Ginger Wilson works as a librarian in Montgomery County, Virginia. One day she arrived at work, got out of her car and headed for the library entrance. Then she remembered that she had a hair appointment at noon, so she returned to the car and opened the door to fetch a bottle of shampoo. A gust of wind caught the door, which slammed against her. She fell, breaking her wrist.
Compensable under workers comp? Not likely, as the return to the car was a definitive deviation from her work routine - she had already exited the car and was headed toward the library. The fetching of shampoo was a personal errand, having nothing to do with work.
Ah, but this is Montgomery County, home of the $32 million comp problem. Ginger was awarded $5,500 in comp benefits, covering her medical costs and six weeks of lost time.
Associate County Attorney Susan Chagrin (who immediately earns a place on my All Name team for attorneys) has sued Ginger for repayment, asserting that the injury had nothing to do with employment. I'm with Chagrin, but to our mutual chagrin, the county is unlikely to prevail. There is nothing fraudulant in Ginger's filing a claim. She apparently was completely candid about the circumstances of the injury. The claim was accepted by the adjuster. Getting money back on this one is likely to be as difficult as the proverbial putting toothpaste back into the tube.
I have a few random questions for Montgomery County and for Ginger:
1. Why does a librarian with a broken wrist have to miss 6 weeks of work? Library work is about as light duty as it gets.
2. If Ginger returned to her car for the specific purpose of fetching the shampoo, why is she still in "the course and scope of employment"?
3. According to her testimony, Ginger planned to "eat my lunch while I was getting my hair done." Excuse me and with all due respect, that is a truly revolting example of multi-tasking.
4. Finally - admittedly a bit off point - why does Ginger have to provide her own shampoo for a hair appointment?

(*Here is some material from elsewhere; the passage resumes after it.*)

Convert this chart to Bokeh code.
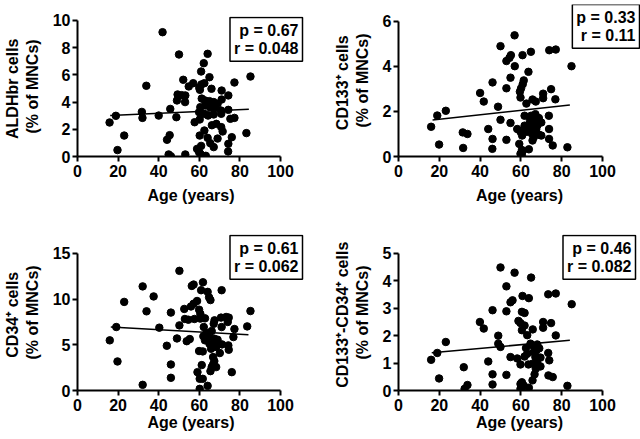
from bokeh.plotting import figure
from bokeh.layouts import column, row
from bokeh.models import Label, FixedTicker
from bokeh.embed import file_html
from bokeh.resources import INLINE

# ---------------- data ----------------
age_aldh = [41.9, 50, 64.1, 62.2, 60.9, 65, 85.2, 77.3, 33.9, 52.1, 54.8, 57, 60, 61, 62.5, 66, 71, 74.3,
            49.3, 51.3, 53.1, 49, 53, 61.2, 62.8, 65, 67.1, 69, 71, 60.5, 63, 65.3, 67.8, 70.7, 74.3,
            59.9, 62.2, 64.3, 67.1, 70.8, 31.7, 32, 40, 45.7, 48.7, 18.9, 15.8, 57.7, 60.2, 75.3, 77.3,
            66.2, 68.4, 70.8, 71.5, 62.5, 60.2, 64.1, 69, 76, 83.2, 23, 44.1, 45.4, 65.4, 60.9, 67.1,
            74.3, 74.2, 19.7, 58.9, 59.9, 44.9, 46, 53.1, 60.5, 63.2, 60.3]
val_aldh = [9.14, 7.5, 7.55, 6.86, 6.25, 5.83, 5.88, 5.44, 5.2, 5.64, 5.15, 5.39, 5.05, 5.3, 5.39, 4.98, 4.85, 4.49,
            4.56, 4.51, 4.49, 4.12, 4.0, 4.26, 4.12, 4.07, 4.0, 3.87, 4.19, 3.63, 3.75, 3.63, 3.58, 3.38, 3.43,
            3.26, 3.14, 3.01, 3.09, 3.14, 3.28, 2.84, 3.01, 3.5, 2.89, 2.99, 2.5, 2.52, 2.72, 2.77, 2.84,
            2.3, 2.4, 2.16, 1.84, 1.91, 1.54, 1.37, 1.32, 1.42, 1.72, 1.54, 1.23, 1.57, 0.98, 0.78, 0.69,
            0.93, 0.37, 0.47, 0.56, 0.32, 0.15, 0.02, 0.15, 0.2, 0.05, 4.9]
fit_aldh_x = [16.1, 84.4]
fit_aldh_y = [3.01, 3.48]

age_cd133 = [56.9, 50, 55.1, 60.8, 64.9, 73.9, 77.1, 52.9, 54.4, 57, 84.8, 63.7, 54.9, 61.4, 46.1, 60.9, 60.1,
             52.9, 59.5, 40, 70.9, 74.8, 70.9, 59.8, 65.7, 67.3, 76.9, 41.8, 62.7, 48.8, 23.2, 19, 61.8, 65,
             67.1, 68.8, 73.7, 50, 54.9, 61.8, 63.9, 66.3, 68, 70, 65, 67.1, 73.8, 58.2, 59.8, 44, 31.5, 33.8,
             16, 60.6, 68.8, 66.3, 70, 65.7, 73.8, 52.9, 46.1, 75.6, 59.2, 19.9, 31.7, 46, 63.9, 60.5, 82.8,
             59.8, 60.5, 60.8, 64.5, 66.5, 68.5, 63, 65.5, 67.5]
val_cd133 = [5.38, 4.9, 4.5, 4.5, 4.65, 4.72, 4.75, 4.24, 4.38, 4.01, 4.01, 3.76, 3.5, 3.38, 3.29, 3.21, 3.03,
             3.03, 2.88, 2.82, 2.79, 2.99, 2.59, 2.62, 2.53, 2.44, 2.54, 2.44, 2.35, 2.21, 2.03, 1.82, 1.81, 1.81,
             1.88, 1.71, 1.81, 1.63, 1.49, 1.37, 1.41, 1.44, 1.37, 1.51, 1.22, 1.18, 1.22, 1.22, 1.1, 1.22, 1.07, 1.0,
             1.32, 0.93, 0.97, 0.85, 0.93, 0.71, 0.78, 0.74, 0.78, 0.49, 0.56, 0.53, 0.38, 0.34, 0.32, 0.29, 0.41,
             0.12, 0.04, 0.24, 1.6, 1.65, 1.55, 1.1, 1.0, 1.2]
fit_cd133_x = [16.7, 84.0]
fit_cd133_y = [1.62, 2.29]

age_cd34 = [50.2, 32.1, 56.3, 57.2, 61.8, 60.9, 64.1, 71, 37.5, 64.8, 65.5, 23, 58.9, 57.2, 55.9, 59.9, 52.6,
            34, 46, 85.2, 60.5, 52.9, 54.6, 57.6, 60.5, 62.8, 67.5, 70.7, 73.2, 74.5, 74, 83.6, 40.3, 19.1,
            50.2, 62.2, 67.1, 71, 77.3, 66.1, 49, 53.8, 55.3, 15.9, 62, 64.5, 62.8, 67.4, 69, 76.8, 65, 67.4,
            71.2, 74.3, 44, 68.3, 74.5, 59.9, 61.7, 65.8, 70.1, 66.8, 67.4, 66.8, 66.1, 68.3, 46, 61.2, 19.7,
            65.5, 76, 59.1, 46, 60.2, 61.7, 32.1, 64.1, 60.2, 63.5]
val_cd34 = [13.1, 11.4, 11.45, 11.6, 11.85, 10.98, 10.8, 10.98, 10.3, 10.2, 9.9, 9.7, 9.8, 9.5, 9.2, 8.85, 8.93,
            8.67, 8.53, 8.7, 8.4, 7.83, 7.75, 7.83, 7.87, 7.9, 7.68, 7.98, 8.05, 7.98, 7.5, 7.02, 6.88, 6.95,
            7.13, 6.95, 7.3, 6.95, 6.73, 6.51, 5.7, 5.4, 5.63, 5.49, 5.93, 5.85, 5.49, 5.67, 5.56, 5.85, 5.12, 5.05,
            5.05, 4.94, 4.9, 4.76, 4.46, 4.32, 4.28, 4.57, 4.1, 3.66, 3.22, 2.85, 2.56, 2.56, 2.85, 2.78, 3.18,
            2.12, 2.01, 2.01, 1.39, 1.28, 1.28, 0.62, 0.51, 0.18, 6.3]
fit_cd34_x = [16.4, 84.2]
fit_cd34_y = [6.95, 6.11]

age_dbl = [50, 56.9, 65, 52.9, 60.8, 63.9, 55.9, 54.9, 73.4, 77.1, 84.9, 46.1, 52.9, 60.5, 61.8, 58.8, 59.8,
           61.8, 70.9, 70.9, 74.8, 39.9, 41.8, 65.8, 60.5, 63.1, 48.9, 77.1, 23.2, 48.9, 50, 19, 16, 64.7, 66.3,
           68, 69, 66.3, 63.1, 73.4, 54.9, 58.2, 61.8, 67.1, 69.6, 44, 73.9, 59.8, 63.7, 65.8, 68, 69.6, 67.3,
           32, 52.9, 46.1, 66.7, 73.5, 75.6, 19.9, 65.7, 60.5, 59.8, 46.1, 33.8, 32.4, 60.5, 61.4, 63.9, 82.8,
           59.8, 62.5, 67.5]
val_dbl = [4.49, 4.3, 4.12, 3.8, 3.45, 3.37, 3.29, 3.22, 3.51, 3.54, 3.15, 2.93, 2.89, 2.87, 2.83, 2.54, 2.46,
           2.37, 2.5, 2.29, 2.46, 2.5, 2.26, 2.23, 2.2, 2.02, 2.0, 2.01, 1.77, 1.71, 1.59, 1.37, 1.12, 1.71, 1.61,
           1.68, 1.54, 1.4, 1.34, 1.37, 1.22, 1.17, 1.24, 1.22, 1.2, 1.06, 1.1, 0.95, 0.95, 0.98, 1.0, 0.88, 0.79,
           0.85, 0.57, 0.59, 0.59, 0.55, 0.49, 0.44, 0.37, 0.3, 0.24, 0.22, 0.2, 0.06, 0.12, 0.18, 0.1, 0.17,
           0.06, 1.55, 1.45]
fit_dbl_x = [16.3, 84.0]
fit_dbl_y = [1.38, 1.83]

x_ticks = [0, 20, 40, 60, 80, 100]
FONT = "Liberation Sans"


def panel(ages, vals, fx, fy, ymax, yticks, ylabel, stats,
          width, height, left, right, top, bottom, xmax_ext, ymax_ext, xstd, box_x, box_y,
          margin=None):
    p = figure(width=width, height=height, x_range=(0, xmax_ext), y_range=(0, ymax_ext),
               output_backend="svg", toolbar_location=None, title=None,
               min_border_left=left, min_border_right=right,
               min_border_top=top, min_border_bottom=bottom)
    if margin is not None:
        p.margin = margin
    p.outline_line_color = None
    p.grid.visible = False
    p.xaxis.ticker = FixedTicker(ticks=x_ticks)
    p.yaxis.ticker = FixedTicker(ticks=yticks)
    p.xaxis.bounds = (0, 100)
    p.yaxis.bounds = (0, ymax)
    for ax in (p.xaxis[0], p.yaxis[0]):
        ax.axis_line_width = 2
        ax.axis_line_color = "black"
        ax.major_tick_line_width = 2
        ax.major_tick_line_color = "black"
        ax.major_tick_out = 5
        ax.major_tick_in = 0
        ax.minor_tick_line_color = None
        ax.major_label_text_font = FONT
        ax.major_label_text_font_size = "16px"
        ax.major_label_text_font_style = "bold"
        ax.major_label_text_color = "black"
        ax.axis_label_text_font = FONT
        ax.axis_label_text_font_size = "16px"
        ax.axis_label_text_font_style = "bold"
        ax.axis_label_text_color = "black"
        ax.axis_label_text_line_height = 1.15
    p.xaxis.axis_label = "Age (years)"
    p.xaxis.major_label_standoff = 3
    p.xaxis.axis_label_standoff = xstd
    p.yaxis.axis_label = ylabel
    p.yaxis.major_label_standoff = 2
    p.yaxis.axis_label_standoff = 9
    p.scatter(ages, vals, size=7.5, color="black", marker="circle")
    p.line(fx, fy, line_width=1.5, color="black")
    lab = Label(x=box_x, y=box_y, x_units="screen", y_units="screen", text=stats,
                text_align="right", text_baseline="top",
                text_font=FONT, text_font_size="16px", text_font_style="bold",
                text_color="black", border_line_color="black", border_line_width=1.5,
                background_fill_color="white", padding=4, text_line_height=1.1)
    p.add_layout(lab)
    return p


p1 = panel(age_aldh, val_aldh, fit_aldh_x, fit_aldh_y, 10, [0, 2, 4, 6, 8, 10],
           "ALDHbr  cells\n(% of MNCs)", "p = 0.67\nr = 0.048",
           320, 219, 77, 16, 16, 63, 111.82, 10.294, 7, 225, 139)
p2 = panel(age_cd133, val_cd133, fit_cd133_x, fit_cd133_y, 6, [0, 2, 4, 6],
           "CD133\u207a  cells\n(% of MNCs)", "p = 0.33\nr = 0.11",
           320, 231, 78, 0, 15, 63, 118.63, 6.75, 7, 241, 152, margin=(-12, 0, 0, 0))
p3 = panel(age_cd34, val_cd34, fit_cd34_x, fit_cd34_y, 15, [0, 5, 10, 15],
           "CD34\u207a  cells\n(% of MNCs)", "p = 0.61\nr = 0.062",
           320, 220, 77, 16, 15, 49, 111.82, 17.08, 0, 225, 155)
p4 = panel(age_dbl, val_dbl, fit_dbl_x, fit_dbl_y, 5, [0, 1, 2, 3, 4, 5],
           "CD133\u207a-CD34\u207a  cells\n(% of MNCs)", "p = 0.46\nr = 0.082",
           320, 220, 78, 0, 15, 49, 118.63, 5.693, 0, 237, 155)

layout = column(row(p1, p2), row(p3, p4))
open("out.html", "w").write(file_html(layout, INLINE))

As is so often the case, the best opportunity for controlling the outcome of questionable claims is at the beginning. If compensability is in doubt, adjusters should take aggressive action at the outset. Given the particulars of Ginger's situation (at least as this article presents them), there was enough evidence to deny the claim when it was first filed. Once accepted as compensable, however, it's unlikely that the decision could be reversed. Ms. Chagrin, in all likelihood, will remain, well, chagrinned.